--- BEGIN Data section ---

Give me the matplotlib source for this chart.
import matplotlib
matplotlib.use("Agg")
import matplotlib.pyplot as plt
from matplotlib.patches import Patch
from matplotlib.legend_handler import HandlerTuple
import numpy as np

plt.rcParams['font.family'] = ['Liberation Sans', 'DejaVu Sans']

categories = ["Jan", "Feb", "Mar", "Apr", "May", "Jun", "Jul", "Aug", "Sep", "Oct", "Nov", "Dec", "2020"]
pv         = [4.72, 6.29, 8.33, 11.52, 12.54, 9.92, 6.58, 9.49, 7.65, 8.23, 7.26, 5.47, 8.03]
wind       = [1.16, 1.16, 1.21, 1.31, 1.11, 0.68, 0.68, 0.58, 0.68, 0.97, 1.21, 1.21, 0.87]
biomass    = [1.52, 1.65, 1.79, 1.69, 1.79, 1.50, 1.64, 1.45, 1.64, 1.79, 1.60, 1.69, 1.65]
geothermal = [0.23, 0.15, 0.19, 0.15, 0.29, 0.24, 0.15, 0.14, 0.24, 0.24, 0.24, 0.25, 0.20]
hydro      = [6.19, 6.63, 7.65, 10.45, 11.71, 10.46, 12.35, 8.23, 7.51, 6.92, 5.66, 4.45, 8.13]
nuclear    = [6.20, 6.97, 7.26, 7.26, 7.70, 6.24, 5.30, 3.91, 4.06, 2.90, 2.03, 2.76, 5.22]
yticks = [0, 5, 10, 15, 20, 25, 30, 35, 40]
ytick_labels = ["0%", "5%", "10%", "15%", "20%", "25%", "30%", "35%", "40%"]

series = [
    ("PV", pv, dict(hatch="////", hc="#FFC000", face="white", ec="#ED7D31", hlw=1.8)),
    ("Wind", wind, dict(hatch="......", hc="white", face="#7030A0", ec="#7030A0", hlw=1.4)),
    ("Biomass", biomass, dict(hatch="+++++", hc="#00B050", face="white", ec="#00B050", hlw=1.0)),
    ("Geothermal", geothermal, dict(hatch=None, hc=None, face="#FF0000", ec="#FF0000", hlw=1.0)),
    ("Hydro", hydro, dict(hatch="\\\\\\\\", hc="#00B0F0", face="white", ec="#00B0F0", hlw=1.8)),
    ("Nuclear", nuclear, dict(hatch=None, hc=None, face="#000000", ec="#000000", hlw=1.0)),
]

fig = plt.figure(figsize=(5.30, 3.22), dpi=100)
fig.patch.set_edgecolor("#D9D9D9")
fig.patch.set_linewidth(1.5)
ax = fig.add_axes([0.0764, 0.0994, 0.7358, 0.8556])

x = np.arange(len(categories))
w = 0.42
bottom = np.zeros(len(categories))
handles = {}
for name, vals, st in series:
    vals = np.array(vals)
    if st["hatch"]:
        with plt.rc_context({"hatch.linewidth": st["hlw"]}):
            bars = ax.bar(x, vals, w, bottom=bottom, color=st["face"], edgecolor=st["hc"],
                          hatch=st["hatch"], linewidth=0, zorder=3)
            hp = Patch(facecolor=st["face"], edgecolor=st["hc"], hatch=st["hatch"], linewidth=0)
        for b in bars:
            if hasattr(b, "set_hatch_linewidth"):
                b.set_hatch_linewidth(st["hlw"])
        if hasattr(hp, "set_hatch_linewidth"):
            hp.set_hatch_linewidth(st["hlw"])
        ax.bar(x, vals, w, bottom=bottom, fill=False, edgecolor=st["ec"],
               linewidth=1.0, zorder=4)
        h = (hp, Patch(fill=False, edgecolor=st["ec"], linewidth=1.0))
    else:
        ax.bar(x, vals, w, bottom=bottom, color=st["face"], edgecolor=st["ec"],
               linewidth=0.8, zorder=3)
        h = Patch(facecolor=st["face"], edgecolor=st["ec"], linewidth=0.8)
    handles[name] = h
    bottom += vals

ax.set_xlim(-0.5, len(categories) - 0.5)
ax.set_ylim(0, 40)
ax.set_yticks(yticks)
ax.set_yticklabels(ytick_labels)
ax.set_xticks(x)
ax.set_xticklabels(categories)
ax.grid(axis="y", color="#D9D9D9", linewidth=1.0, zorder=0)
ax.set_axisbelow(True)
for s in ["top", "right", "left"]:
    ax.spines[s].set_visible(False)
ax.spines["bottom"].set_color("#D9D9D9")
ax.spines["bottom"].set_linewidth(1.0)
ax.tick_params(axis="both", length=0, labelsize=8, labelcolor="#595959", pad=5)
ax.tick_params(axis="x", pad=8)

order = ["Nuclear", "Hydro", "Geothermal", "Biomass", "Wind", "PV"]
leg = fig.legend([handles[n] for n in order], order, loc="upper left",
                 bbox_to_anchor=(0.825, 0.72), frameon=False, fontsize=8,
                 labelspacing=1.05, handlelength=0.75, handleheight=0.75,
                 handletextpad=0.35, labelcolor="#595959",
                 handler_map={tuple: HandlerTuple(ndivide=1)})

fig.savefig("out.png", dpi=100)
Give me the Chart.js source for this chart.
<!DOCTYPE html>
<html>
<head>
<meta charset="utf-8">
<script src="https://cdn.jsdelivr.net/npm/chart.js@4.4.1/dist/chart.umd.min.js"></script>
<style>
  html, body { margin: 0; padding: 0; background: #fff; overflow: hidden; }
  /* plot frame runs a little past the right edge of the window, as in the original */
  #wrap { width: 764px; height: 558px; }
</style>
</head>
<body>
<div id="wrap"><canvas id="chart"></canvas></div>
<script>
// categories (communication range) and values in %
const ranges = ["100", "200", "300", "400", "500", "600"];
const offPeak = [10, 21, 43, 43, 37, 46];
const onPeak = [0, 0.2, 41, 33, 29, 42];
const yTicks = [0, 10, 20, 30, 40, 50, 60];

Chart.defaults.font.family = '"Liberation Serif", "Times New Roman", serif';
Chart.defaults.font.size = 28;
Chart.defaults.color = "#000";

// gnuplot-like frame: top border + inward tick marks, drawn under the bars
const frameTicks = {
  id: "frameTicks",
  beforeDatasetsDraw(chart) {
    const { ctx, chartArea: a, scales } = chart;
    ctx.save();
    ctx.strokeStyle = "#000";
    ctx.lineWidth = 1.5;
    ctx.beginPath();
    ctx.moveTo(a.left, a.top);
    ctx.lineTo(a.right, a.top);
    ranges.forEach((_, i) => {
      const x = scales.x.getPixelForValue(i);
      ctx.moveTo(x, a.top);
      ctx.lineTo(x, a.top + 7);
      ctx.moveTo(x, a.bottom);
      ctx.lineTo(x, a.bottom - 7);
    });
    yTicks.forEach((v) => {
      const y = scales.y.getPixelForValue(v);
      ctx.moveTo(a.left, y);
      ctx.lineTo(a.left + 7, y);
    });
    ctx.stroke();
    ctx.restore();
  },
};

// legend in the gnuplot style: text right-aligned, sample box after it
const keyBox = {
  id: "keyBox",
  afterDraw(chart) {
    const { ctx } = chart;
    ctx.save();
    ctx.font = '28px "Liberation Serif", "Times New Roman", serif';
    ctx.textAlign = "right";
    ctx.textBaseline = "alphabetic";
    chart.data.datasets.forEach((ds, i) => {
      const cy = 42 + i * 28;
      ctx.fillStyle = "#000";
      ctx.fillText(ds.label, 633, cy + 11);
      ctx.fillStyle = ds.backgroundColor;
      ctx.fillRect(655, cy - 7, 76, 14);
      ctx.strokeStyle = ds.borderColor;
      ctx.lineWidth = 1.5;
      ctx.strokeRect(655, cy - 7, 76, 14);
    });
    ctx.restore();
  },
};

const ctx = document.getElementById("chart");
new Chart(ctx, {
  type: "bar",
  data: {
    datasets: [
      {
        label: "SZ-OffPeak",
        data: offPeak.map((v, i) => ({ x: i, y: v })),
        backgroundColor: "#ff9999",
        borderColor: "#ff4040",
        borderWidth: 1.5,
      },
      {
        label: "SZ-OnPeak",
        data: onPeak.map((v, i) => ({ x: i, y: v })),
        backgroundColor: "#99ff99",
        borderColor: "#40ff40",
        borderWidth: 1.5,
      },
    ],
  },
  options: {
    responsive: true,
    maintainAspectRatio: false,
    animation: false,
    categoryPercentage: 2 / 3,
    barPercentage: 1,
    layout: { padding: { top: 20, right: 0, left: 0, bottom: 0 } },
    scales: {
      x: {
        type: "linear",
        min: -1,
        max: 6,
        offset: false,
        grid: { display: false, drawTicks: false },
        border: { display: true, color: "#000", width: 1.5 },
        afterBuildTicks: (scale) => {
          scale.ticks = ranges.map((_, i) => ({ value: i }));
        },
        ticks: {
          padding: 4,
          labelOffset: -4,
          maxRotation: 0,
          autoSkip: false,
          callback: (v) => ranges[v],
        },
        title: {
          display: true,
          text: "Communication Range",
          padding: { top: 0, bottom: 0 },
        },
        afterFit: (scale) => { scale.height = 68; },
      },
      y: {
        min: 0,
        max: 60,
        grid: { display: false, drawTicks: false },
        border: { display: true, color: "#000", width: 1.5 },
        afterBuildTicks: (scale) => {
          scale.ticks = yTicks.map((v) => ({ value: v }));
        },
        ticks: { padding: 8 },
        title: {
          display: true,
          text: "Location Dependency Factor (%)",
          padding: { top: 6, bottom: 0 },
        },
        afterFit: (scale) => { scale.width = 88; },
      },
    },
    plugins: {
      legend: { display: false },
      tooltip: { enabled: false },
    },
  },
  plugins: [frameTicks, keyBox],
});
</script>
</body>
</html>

--- END Data section ---

#### The task:
What is needed is an exact copy of the lines from the start of the listing through the line where "import numpy as np" sits, please, both end lines included and nothing more.

#### Response to this task:
Give me the matplotlib source for this chart.
import matplotlib
matplotlib.use("Agg")
import matplotlib.pyplot as plt
from matplotlib.patches import Patch
from matplotlib.legend_handler import HandlerTuple
import numpy as np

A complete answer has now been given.